IHU On-Line - A maneira como García Márquez descreve a mulher em Cem anos de solidão tem alguma ligação ao desempenho dela, histórico e social na América Latina, havendo espaço para que possa mostrar sua voz, ou o mundo que o escritor descreve é masculinizado?
Márcia Duarte -
O mundo de García Márquez é masculinizado, porque ele narra a história de uma família patriarcal. Sendo assim, ainda que as mulheres sejam transgressoras, não há possibilidade de uma emancipação do feminino, pois esse mundo e esse momento não comportam uma tal perspectiva. Entretanto, as mulheres da família Buendía não são totalmente submissas, isto é, elas se insurgem e se comportam como seres diferentes, tanto que não são, por vezes, compreendidas pelos homens.

IHU On-Line - O que essa obra em especial apresenta de diferente dos outros livros do autor?
Márcia Duarte -
A obra de García Márquez apresenta muita similaridade, inclusive alguns personagens se repetem de um texto para outros, entretanto Cem anos de solidão apresenta, de modo ampliado, as discussões que se fazem presentes no restante da obra do autor, ou seja, tudo é exagero, no referido livro, desde a melancolia, a solidão e o abandono, aspectos que congregam negatividade, até a sexualidade, a afetividade, a amizade, aspectos que congregam positividade. Então, para o bem e para o mal, Cem anos de solidão representa uma chave de leitura para García Márquez, como uma porta hermeticamente fechada, mas cujos furos permitem entrever o que se passa no ambiente.

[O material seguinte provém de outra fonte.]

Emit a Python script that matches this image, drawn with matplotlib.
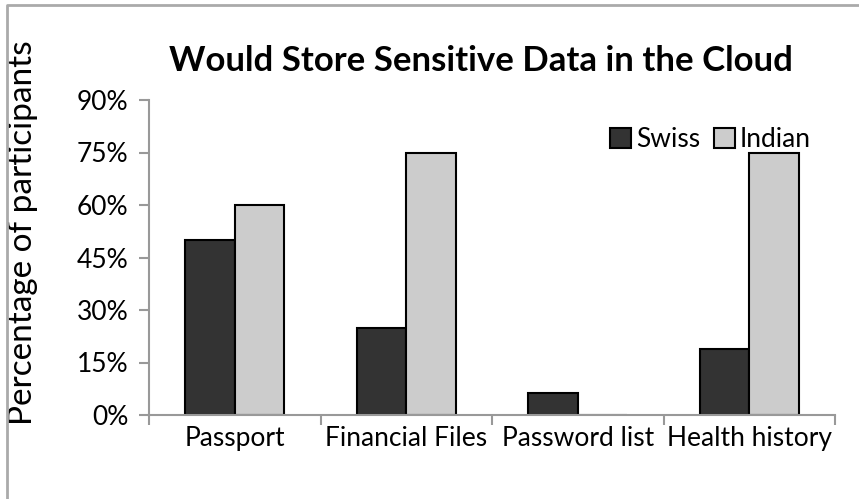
import numpy as np
import matplotlib.pyplot as plt
from matplotlib.lines import Line2D

plt.rcParams['font.family'] = ['Lato', 'DejaVu Sans']

categories = ['Passport', 'Financial Files', 'Password list', 'Health history']
swiss = [50, 25, 6.25, 18.75]
indian = [60, 75, 0, 75]
yticks = [0, 15, 30, 45, 60, 75, 90]

fig = plt.figure(figsize=(8.59, 4.99), dpi=100)
ax = fig.add_axes([149 / 859, 84 / 499, 686 / 859, 315 / 499])

x = np.arange(len(categories))
w = 0.29
ax.bar(x - w / 2, swiss, w, color='#333333', edgecolor='black', linewidth=1.5, label='Swiss')
ax.bar(x + w / 2, indian, w, color='#cccccc', edgecolor='black', linewidth=1.5, label='Indian')

ax.set_xlim(-0.5, len(categories) - 0.5)
ax.set_ylim(0, 90)
ax.set_yticks(yticks)
ax.set_yticklabels([f'{v}%' for v in yticks], fontsize=19)
ax.set_xticks(np.arange(len(categories) + 1) - 0.5)
ax.set_xticklabels([])
ax.set_xticks(x, minor=True)
ax.set_xticklabels(categories, minor=True, fontsize=19)
ax.tick_params(axis='x', which='minor', length=0, pad=8)
ax.tick_params(axis='both', which='major', color='#999999', length=7, width=1.5)
ax.tick_params(axis='y', pad=8)

for s in ['top', 'right']:
    ax.spines[s].set_visible(False)
for s in ['left', 'bottom']:
    ax.spines[s].set_color('#999999')
    ax.spines[s].set_linewidth(1.5)

ax.set_ylabel('Percentage of participants', fontsize=24)
ax.yaxis.set_label_coords(-0.162, 0.58)
fig.text(481 / 859, 1 - 61 / 499, 'Would Store Sensitive Data in the Cloud',
         fontsize=25, fontweight='bold', ha='center', va='center')

ax.legend(loc='center right', bbox_to_anchor=(0.965, 0.875), ncol=2, frameon=False,
          fontsize=19, handlelength=0.8, handleheight=0.8, handletextpad=0.2,
          columnspacing=0.5, borderaxespad=0.0, borderpad=0.0)

# outer chart border
fig.add_artist(Line2D([7 / 859, 7 / 859, 1], [0, 1 - 5 / 499, 1 - 5 / 499],
                      color='#aaaaaa', linewidth=2, transform=fig.transFigure))

fig.savefig('out.png', dpi=100)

IHU On-Line - García Márquez produziu obras muito espelhadas na sua própria vivência. Especialistas dizem que o autor esclarece a América Latina. Qual a visão que ele tem da América Latina?
Márcia Duarte -
Ele mostra a América Latina como um espaço em que tudo é possível, desde as maiores atrocidades, como o assassinato em massa durante a greve da companhia bananeira e seu posterior apagamento da memória de toda a população local, até os momentos mais sublimes, como a subida de Remédios, a bela, ao céu. Dentro de todas essas possibilidades, a América Latina é um lugar que ainda não cumpriu seu papel, que ainda não disse “a que veio”, e que, portanto, congrega um futuro impressionante, que pode tanto ser positivo como negativo.